One major difference between the old Smokestack and the new Magnolia Dogpatch: no more barbecue. Although brisket and pulled pork were the hallmarks of Smokestack, Jordan and Cantwell decided the logistics were too difficult — “like beer, it’s a batch process,” Jordan explained.
Instead, chef Laurance Gordon (Mikkeller, Belga) developed a menu of pairable, modern American fare — burgers, roast chicken and desserts meant to complement, but not duplicate, Magnolia’s Haight Street classic brewpub offerings.
The main dining room of Magnolia Dogpatch will function as a family-friendly restaurant with table service while paying tribute to the rock ’n’ roll San Francisco of the ’60s that helped define Magnolia’s original upper Haight location.
“The real intention is we didn’t want it to feel like a typical brewery,” says designer Hannah Collins. “It already is very industrial. It already had all the bones, but we thought, ‘How can we make it feel more San Francisco, a little more feminine, a little less typical?’ ”
The opposite room, through a glass-window wall from the dining area, functions as an indoor beer garden, with a large television screen, wooden bleachers and a Frank Stella-inspired mural. In the garden, food will be served in biodegradable bowls.
Because it expects to draw a sports-watching crowd, Magnolia Dogpatch will soon open for brunch and lunch in addition to dinner. The wine list will be expanded and cocktails will be introduced down the line as well. To Cantwell and Jordan, the new owners, the expanded hours represent an untapped opportunity as the neighborhood grows more populated.

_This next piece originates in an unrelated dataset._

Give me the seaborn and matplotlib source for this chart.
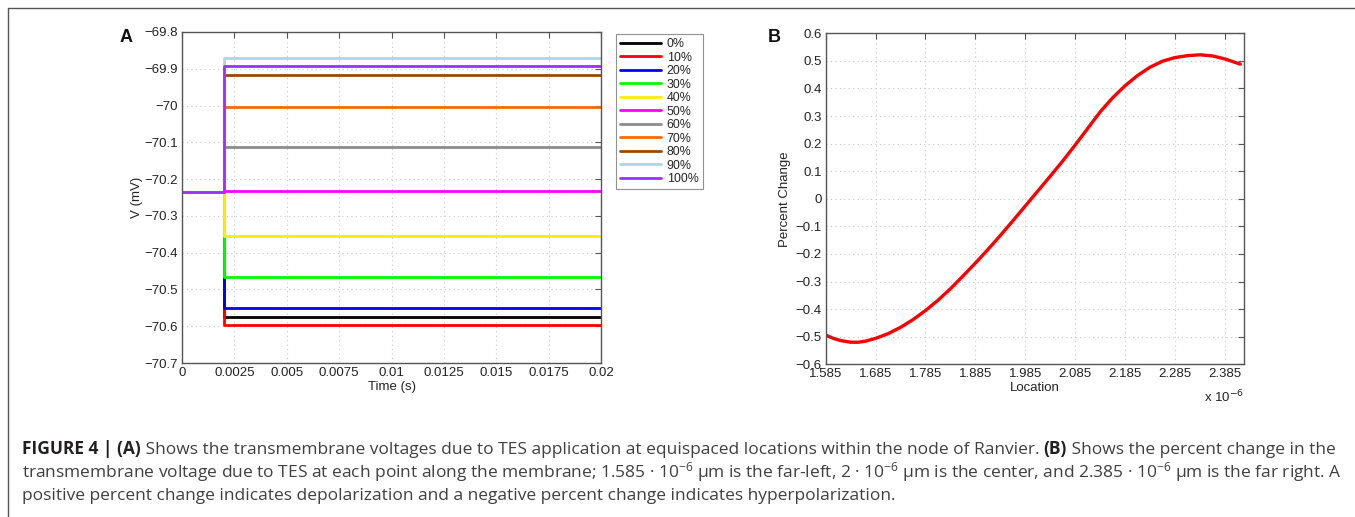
import numpy as np
import pandas as pd
import matplotlib
matplotlib.use("Agg")
import matplotlib.pyplot as plt
import seaborn as sns
from matplotlib.lines import Line2D

# ---------------- data ----------------
levels = ["0%", "10%", "20%", "30%", "40%", "50%", "60%", "70%", "80%", "90%", "100%"]
colors = ["#000000", "#ff0000", "#0000ff", "#00ff00", "#ffee00", "#ff00ff",
          "#8c8c8c", "#ff6a00", "#9a4a00", "#a8d8e8", "#9b30ff"]
rest_v = -70.234
step_time = 0.002
end_time = 0.02
final_v = [-70.575, -70.597, -70.550, -70.465, -70.354, -70.232,
           -70.114, -70.003, -69.917, -69.871, -69.892]

a_xticks = [0, 0.0025, 0.005, 0.0075, 0.01, 0.0125, 0.015, 0.0175, 0.02]
a_xticklabels = ["0", "0.0025", "0.005", "0.0075", "0.01", "0.0125", "0.015", "0.0175", "0.02"]
a_yticks = [-69.8, -69.9, -70.0, -70.1, -70.2, -70.3, -70.4, -70.5, -70.6, -70.7]
a_yticklabels = ["\u221269.8", "\u221269.9", "\u221270", "\u221270.1", "\u221270.2",
                 "\u221270.3", "\u221270.4", "\u221270.5", "\u221270.6", "\u221270.7"]

location = [1.585, 1.600, 1.615, 1.635, 1.650, 1.665, 1.685, 1.710, 1.735, 1.760,
            1.785, 1.810, 1.835, 1.860, 1.885, 1.910, 1.935, 1.960, 1.985, 2.010,
            2.035, 2.060, 2.085, 2.110, 2.135, 2.160, 2.185, 2.210, 2.235, 2.260,
            2.285, 2.310, 2.335, 2.360, 2.385, 2.416]
pct_change = [-0.494, -0.506, -0.514, -0.520, -0.520, -0.516, -0.506, -0.489, -0.466, -0.438,
              -0.405, -0.368, -0.326, -0.280, -0.233, -0.184, -0.133, -0.080, -0.026, 0.028,
              0.082, 0.137, 0.195, 0.255, 0.315, 0.366, 0.410, 0.447, 0.477, 0.499,
              0.512, 0.519, 0.522, 0.518, 0.507, 0.488]
b_xticks = [1.585, 1.685, 1.785, 1.885, 1.985, 2.085, 2.185, 2.285, 2.385]
b_yticks = [0.6, 0.5, 0.4, 0.3, 0.2, 0.1, 0, -0.1, -0.2, -0.3, -0.4, -0.5, -0.6]

caption_lines = [
    [("FIGURE 4 | (A)", "bold"),
     (" Shows the transmembrane voltages due to TES application at equispaced locations within the node of Ranvier. ", "normal"),
     ("(B)", "bold"),
     (" Shows the percent change in the", "normal")],
    [("transmembrane voltage due to TES at each point along the membrane; 1.585 \u00b7 10$^{-6}$ \u03bcm is the far-left, "
      "2 \u00b7 10$^{-6}$ \u03bcm is the center, and 2.385 \u00b7 10$^{-6}$ \u03bcm is the far right. A", "normal")],
    [("positive percent change indicates depolarization and a negative percent change indicates hyperpolarization.", "normal")],
]

# ---------------- style ----------------
sns.set_theme(style="white")
plt.rcParams["font.family"] = ["Liberation Sans", "DejaVu Sans"]
plt.rcParams["mathtext.fontset"] = "custom"
plt.rcParams["mathtext.rm"] = "Open Sans"
plt.rcParams["mathtext.it"] = "Open Sans:italic"
plt.rcParams["mathtext.bf"] = "Open Sans:bold"

W, H = 1355, 517
fig = plt.figure(figsize=(W / 100, H / 100), dpi=100)
fig.patch.set_facecolor("white")

def fx(px):
    return px / W

def fy(py):
    return 1 - py / H

tick_fs = 9.5

def style_axes(ax):
    for s in ax.spines.values():
        s.set_visible(True)
        s.set_color("#555555")
        s.set_linewidth(1.0)
    ax.tick_params(direction="in", length=4, width=0.8, top=True, right=True,
                   labelsize=tick_fs, colors="#555555", labelcolor="#222222", pad=3)
    ax.grid(True, linestyle=(0, (1, 3)), color="#c8c8c8", linewidth=0.8)
    ax.set_axisbelow(True)

# ---------------- panel A ----------------
axA = fig.add_axes([fx(182), fy(363), fx(601 - 182), (363 - 32) / H])
rows = []
for lev, v in zip(levels, final_v):
    for t, val in zip([0, step_time, step_time, end_time], [rest_v, rest_v, v, v]):
        rows.append({"time": t, "V": val, "level": lev})
dfA = pd.DataFrame(rows)
palette = dict(zip(levels, colors))
sns.lineplot(data=dfA, x="time", y="V", hue="level", hue_order=levels, palette=palette,
             estimator=None, sort=False, linewidth=2.0, ax=axA, legend=False)
axA.set_xlim(0, 0.02)
axA.set_ylim(-70.7, -69.8)
axA.set_xticks(a_xticks)
axA.set_xticklabels(a_xticklabels)
axA.set_yticks(a_yticks)
axA.set_yticklabels(a_yticklabels)
style_axes(axA)
axA.set_xlabel("Time (s)", fontsize=tick_fs, color="#222222")
axA.set_ylabel("V (mV)", fontsize=tick_fs, color="#222222")
axA.xaxis.set_label_coords(0.5, (363 - 381) / 331)
axA.yaxis.set_label_coords((143 - 182) / 419, 0.5)

handles = [Line2D([0], [0], color=c, lw=2.0) for c in colors]
leg = fig.legend(handles, levels, loc="upper left", bbox_to_anchor=(fx(616), fy(34)),
                 bbox_transform=fig.transFigure, fontsize=8.9, frameon=True,
                 fancybox=False, edgecolor="#777777", handlelength=3.3, handletextpad=0.45,
                 labelspacing=0.12, borderpad=0.35, borderaxespad=0)
leg.get_frame().set_linewidth(0.8)

fig.text(fx(120), fy(38), "A", fontsize=13, fontweight="bold", va="center", ha="left", color="#111111")

# ---------------- panel B ----------------
axB = fig.add_axes([fx(825.7), fy(364.3), fx(1244.3 - 825.7), 331 / H])
dfB = pd.DataFrame({"Location": location, "Percent Change": pct_change})
sns.lineplot(data=dfB, x="Location", y="Percent Change", color="#ff0000", linewidth=2.4, ax=axB)
axB.set_xlim(1.585, 2.424)
axB.set_ylim(-0.6, 0.6)
axB.set_xticks(b_xticks)
axB.set_xticklabels([f"{v:.3f}" for v in b_xticks])
axB.set_yticks(b_yticks)
axB.set_yticklabels([("\u2212" if v < 0 else "") + (f"{abs(v):.1f}" if v != 0 else "0") for v in b_yticks])
style_axes(axB)
axB.set_xlabel("Location", fontsize=tick_fs, color="#222222")
axB.set_ylabel("Percent Change", fontsize=tick_fs, color="#222222")
axB.xaxis.set_label_coords(0.5, (364.3 - 382) / 331)
axB.yaxis.set_label_coords((791 - 825.7) / 418.6, 0.5)
fig.text(fx(1244), fy(397), "x 10$^{-6}$", fontsize=tick_fs, ha="right", va="center", color="#222222",
         math_fontfamily="dejavusans")
fig.text(fx(768), fy(38), "B", fontsize=13, fontweight="bold", va="center", ha="left", color="#111111")

# ---------------- frame ----------------
fig.add_artist(Line2D([fx(8), fx(W + 5)], [fy(8), fy(8)], color="#555555", lw=1.0, transform=fig.transFigure))
fig.add_artist(Line2D([fx(8), fx(8)], [fy(8), fy(H + 5)], color="#555555", lw=1.0, transform=fig.transFigure))

# ---------------- caption ----------------
renderer = fig.canvas.get_renderer()
cap_family = ["Open Sans", "DejaVu Sans"]

def line_width(runs, fs):
    total = 0
    for s, w in runs:
        t = fig.text(0, 0, s, fontsize=fs, fontweight=w, family=cap_family)
        total += t.get_window_extent(renderer).width
        t.remove()
    return total

x_start, x_end = 22, 1336
base_fs = 10
cap_fs = base_fs * (x_end - x_start) / line_width(caption_lines[0], base_fs)
cap_col = "#404040"
line_y = [454, 477, 500]
for runs, py in zip(caption_lines, line_y):
    x = x_start
    for s, w in runs:
        t = fig.text(fx(x), fy(py), s, fontsize=cap_fs, fontweight=w, va="baseline", ha="left",
                     family=cap_family, color="#231f20" if w == "bold" else cap_col)
        x += t.get_window_extent(renderer).width

fig.savefig("out.png", dpi=100, facecolor="white")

“When (Smokestack) opened, it was this cave-y enclave, and it was appealing because of that,” Cantwell says. “By not having a TV it was clearly not a sports bar. But now we’ve got the Warriors six blocks away, and to not have a TV would send an antagonistic message. We want to welcome that crowd, too.”
Magnolia Dogpatch, 2505 3rd St., San Francisco, www.magnoliabrewing.com/ dogpatch. Open 5 to 11 p.m. Sunday-Thursday, until midnight Friday-Saturday.